◆ Goal: Extract every line of the material that holds the string "this".

◆ Supplied records:
################

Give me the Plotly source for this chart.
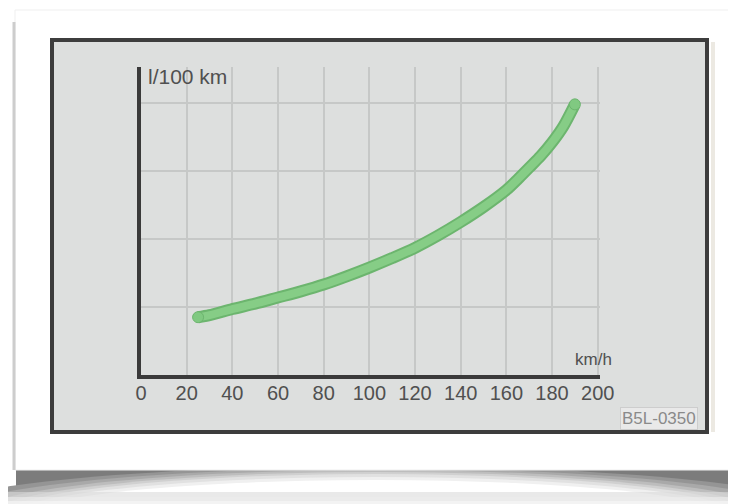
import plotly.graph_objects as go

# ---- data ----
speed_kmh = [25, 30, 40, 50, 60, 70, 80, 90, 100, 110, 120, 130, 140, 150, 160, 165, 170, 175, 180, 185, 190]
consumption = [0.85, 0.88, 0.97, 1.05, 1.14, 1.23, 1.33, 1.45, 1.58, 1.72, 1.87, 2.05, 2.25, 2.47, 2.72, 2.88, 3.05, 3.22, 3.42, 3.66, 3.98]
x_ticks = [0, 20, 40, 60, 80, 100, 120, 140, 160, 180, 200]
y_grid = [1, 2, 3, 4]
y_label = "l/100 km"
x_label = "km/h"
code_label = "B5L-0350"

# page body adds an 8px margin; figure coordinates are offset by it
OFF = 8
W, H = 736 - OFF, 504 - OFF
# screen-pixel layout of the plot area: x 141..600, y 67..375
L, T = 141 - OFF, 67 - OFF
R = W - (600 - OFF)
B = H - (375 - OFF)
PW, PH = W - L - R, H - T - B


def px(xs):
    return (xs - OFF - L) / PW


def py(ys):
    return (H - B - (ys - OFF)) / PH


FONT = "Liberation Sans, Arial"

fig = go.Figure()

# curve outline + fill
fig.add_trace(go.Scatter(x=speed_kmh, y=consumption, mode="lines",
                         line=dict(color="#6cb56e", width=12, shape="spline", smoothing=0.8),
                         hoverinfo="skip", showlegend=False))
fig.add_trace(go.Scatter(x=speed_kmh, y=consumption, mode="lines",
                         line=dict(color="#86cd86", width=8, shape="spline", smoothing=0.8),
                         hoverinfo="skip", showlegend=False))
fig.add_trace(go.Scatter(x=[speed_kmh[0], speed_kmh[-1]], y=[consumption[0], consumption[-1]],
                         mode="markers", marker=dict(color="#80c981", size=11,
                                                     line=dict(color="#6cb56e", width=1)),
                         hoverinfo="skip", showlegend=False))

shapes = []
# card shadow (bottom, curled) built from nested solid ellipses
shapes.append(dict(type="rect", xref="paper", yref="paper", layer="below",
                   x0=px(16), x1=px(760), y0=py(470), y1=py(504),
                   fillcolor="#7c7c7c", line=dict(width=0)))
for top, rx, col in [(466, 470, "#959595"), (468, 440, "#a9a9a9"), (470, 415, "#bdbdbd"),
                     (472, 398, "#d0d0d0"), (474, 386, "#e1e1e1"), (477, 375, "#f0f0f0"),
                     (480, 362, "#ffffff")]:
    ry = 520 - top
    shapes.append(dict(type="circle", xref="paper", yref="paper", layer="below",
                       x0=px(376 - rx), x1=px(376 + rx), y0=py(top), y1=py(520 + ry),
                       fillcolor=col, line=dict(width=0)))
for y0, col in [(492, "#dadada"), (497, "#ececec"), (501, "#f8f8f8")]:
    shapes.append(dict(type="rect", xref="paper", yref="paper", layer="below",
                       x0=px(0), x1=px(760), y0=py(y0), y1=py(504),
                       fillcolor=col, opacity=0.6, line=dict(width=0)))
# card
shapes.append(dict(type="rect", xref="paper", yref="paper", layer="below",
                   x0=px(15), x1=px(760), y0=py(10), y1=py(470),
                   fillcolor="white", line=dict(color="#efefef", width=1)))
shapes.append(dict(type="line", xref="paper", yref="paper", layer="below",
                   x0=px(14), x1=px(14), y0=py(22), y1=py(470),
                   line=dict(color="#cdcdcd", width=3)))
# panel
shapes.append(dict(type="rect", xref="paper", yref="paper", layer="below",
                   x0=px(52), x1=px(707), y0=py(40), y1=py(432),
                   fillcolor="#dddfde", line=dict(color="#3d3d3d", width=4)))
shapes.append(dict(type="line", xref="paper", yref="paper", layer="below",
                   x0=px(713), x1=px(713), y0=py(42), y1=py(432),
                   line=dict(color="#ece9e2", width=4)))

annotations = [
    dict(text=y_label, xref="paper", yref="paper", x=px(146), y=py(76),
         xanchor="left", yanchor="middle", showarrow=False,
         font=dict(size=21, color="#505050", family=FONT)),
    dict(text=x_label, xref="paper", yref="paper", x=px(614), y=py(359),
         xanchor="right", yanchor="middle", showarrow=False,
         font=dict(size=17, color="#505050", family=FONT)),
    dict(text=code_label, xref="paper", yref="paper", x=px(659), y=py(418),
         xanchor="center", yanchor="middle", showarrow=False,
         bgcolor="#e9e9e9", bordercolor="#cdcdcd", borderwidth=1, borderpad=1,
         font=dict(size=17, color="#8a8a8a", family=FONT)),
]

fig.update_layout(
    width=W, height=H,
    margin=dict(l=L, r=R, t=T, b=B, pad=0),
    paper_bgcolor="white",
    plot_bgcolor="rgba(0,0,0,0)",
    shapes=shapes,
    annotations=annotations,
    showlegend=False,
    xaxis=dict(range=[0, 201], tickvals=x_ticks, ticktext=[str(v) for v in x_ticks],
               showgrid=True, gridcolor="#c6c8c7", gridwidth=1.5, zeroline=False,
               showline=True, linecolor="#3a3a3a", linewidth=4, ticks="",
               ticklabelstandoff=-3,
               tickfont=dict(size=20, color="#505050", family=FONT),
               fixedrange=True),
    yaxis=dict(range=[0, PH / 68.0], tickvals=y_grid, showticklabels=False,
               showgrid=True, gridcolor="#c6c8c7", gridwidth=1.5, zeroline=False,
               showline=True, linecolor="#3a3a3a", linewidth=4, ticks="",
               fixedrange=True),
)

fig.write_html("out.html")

################

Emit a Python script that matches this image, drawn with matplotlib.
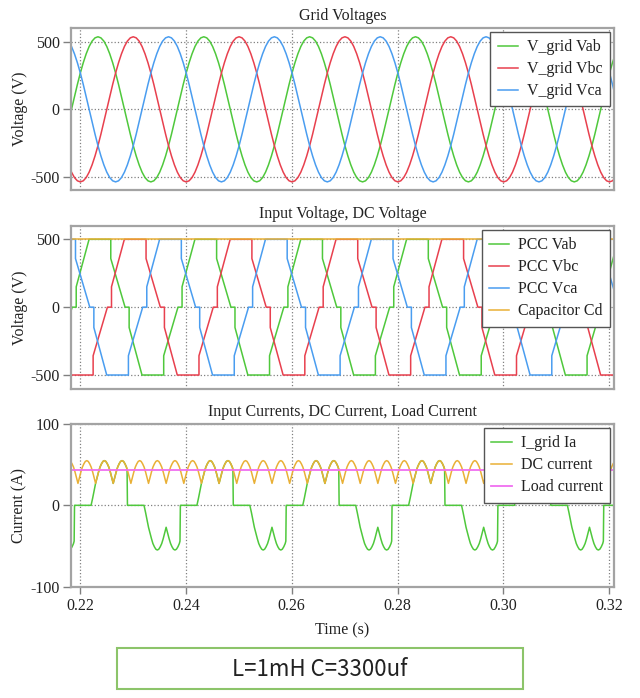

################

◆ Result below:
Give me the Plotly source for this chart.
Emit a Python script that matches this image, drawn with matplotlib.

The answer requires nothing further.